The Colts lost their opener against the Denver Broncos, 31-24, and they couldn’t get to quarterback Peyton Manning, who is not known for his mobility.

So, the Eagles’ Nick Foles figures to have a target on his back Monday night in Indy.

The Eagles’ high-tempo offense features a number of quick throws and screen passes, both of which help neutralize opponents’ pass rush. But when quarterback Foles does take 5- or 7-step drops, look for the Colts to continue with their steady stream of blitzes in an effort to get pressure.

The Colts dialed up blitzes on 40 percent of the Broncos’ pass attempts last Sunday according to Pro Football Focus. That’s well above the NFL average of 28.7 percent, and a reflection of the lengths Indianapolis is going to in order to generate a pass rush without suspended and injured linebacker Robert Mathis.

The Colts would love to see second-year outside linebacker Bjoern Werner start to get to the quarterback more often. But unless they start to win some one-on-one matchups at the point of attack, the Colts will resort to blitzes.

That creates a whole new set of challenges, though. If those blitzing defenders don’t reach the quarterback, you get one-on-one matchups in the secondary and larger windows for quarterbacks to throw into.

“Your coverage and the pressure you put on the quarterback,” defensive coordinator Greg Manusky told the Indianapolis Star, “it’s got to go hand in hand. You’ve got to give him just enough time where he doesn’t see that window and he doesn’t see that guy getting separation from the (defensive back).”

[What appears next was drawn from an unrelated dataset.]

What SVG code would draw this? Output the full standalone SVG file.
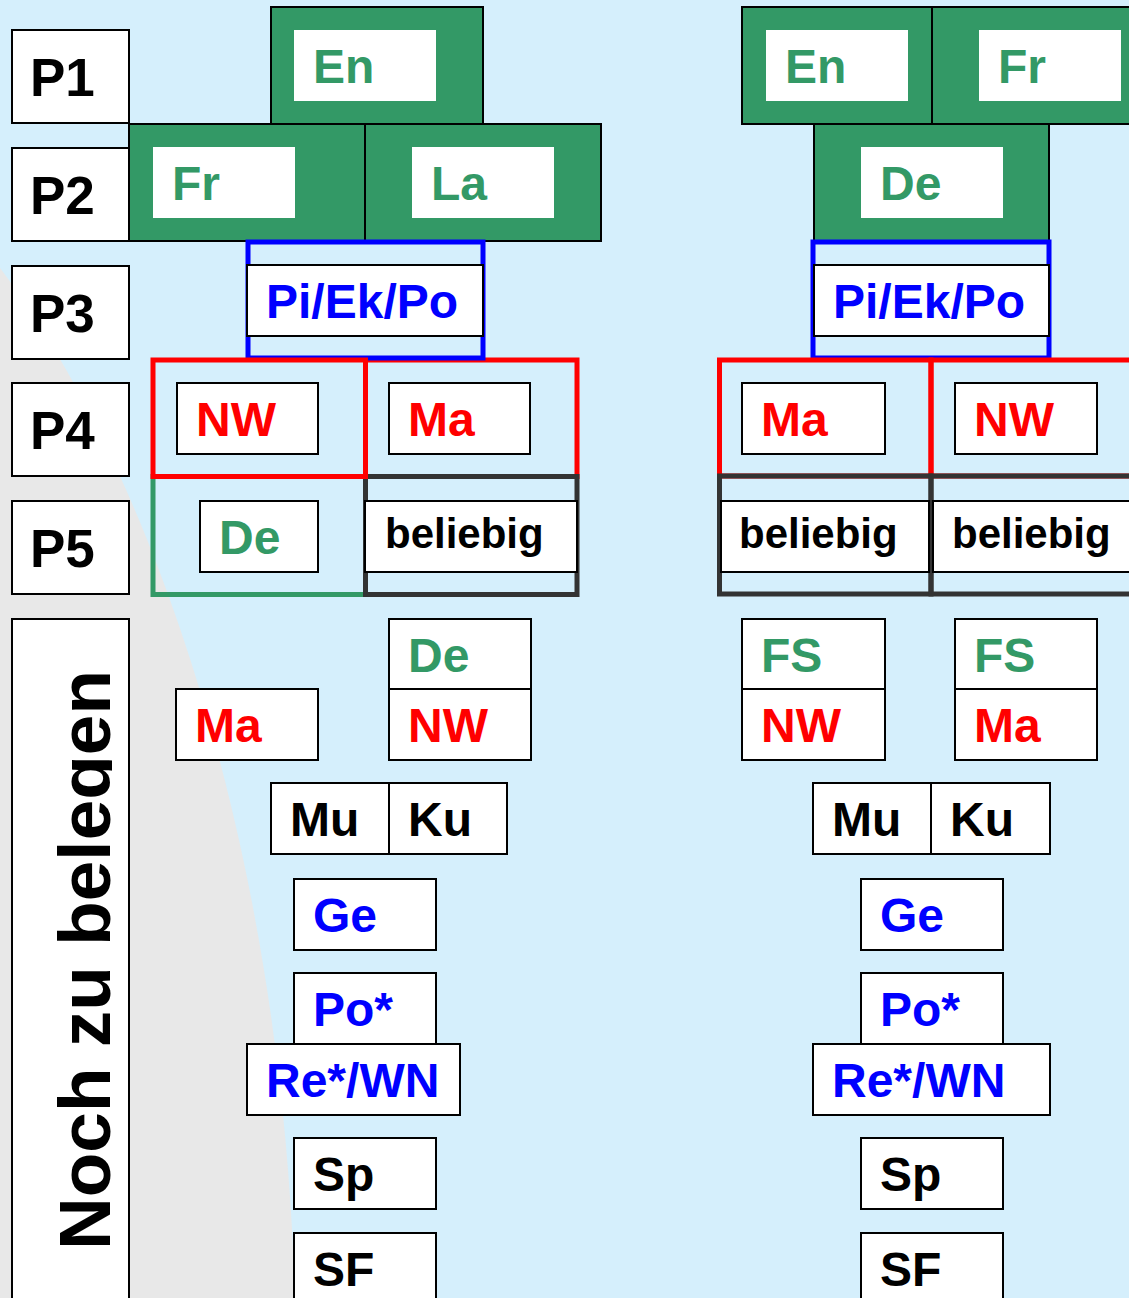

Fullback Mario Harvey changed his number from 49 to 55 this week, suggesting the team is considering using him as a linebacker again. Harvey, who was moved from linebacker to fullback in the offseason, has seen little activity at the position. In fact, he had exactly zero snaps at fullback in the season opener.

That is an indication of something bigger: That the Colts are moving steadily away from utilizing a fullback at all. Look for tight end Dwayne Allen to continue to occasionally line up in the backfield as a lead blocker.

“He can still play fullback,” coach Chuck Pagano told the Star. “He’s just got to report (to the referee) now. When he had 49, he didn’t have to do anything. At least now if we want to play him on defense, we can play him on defense.”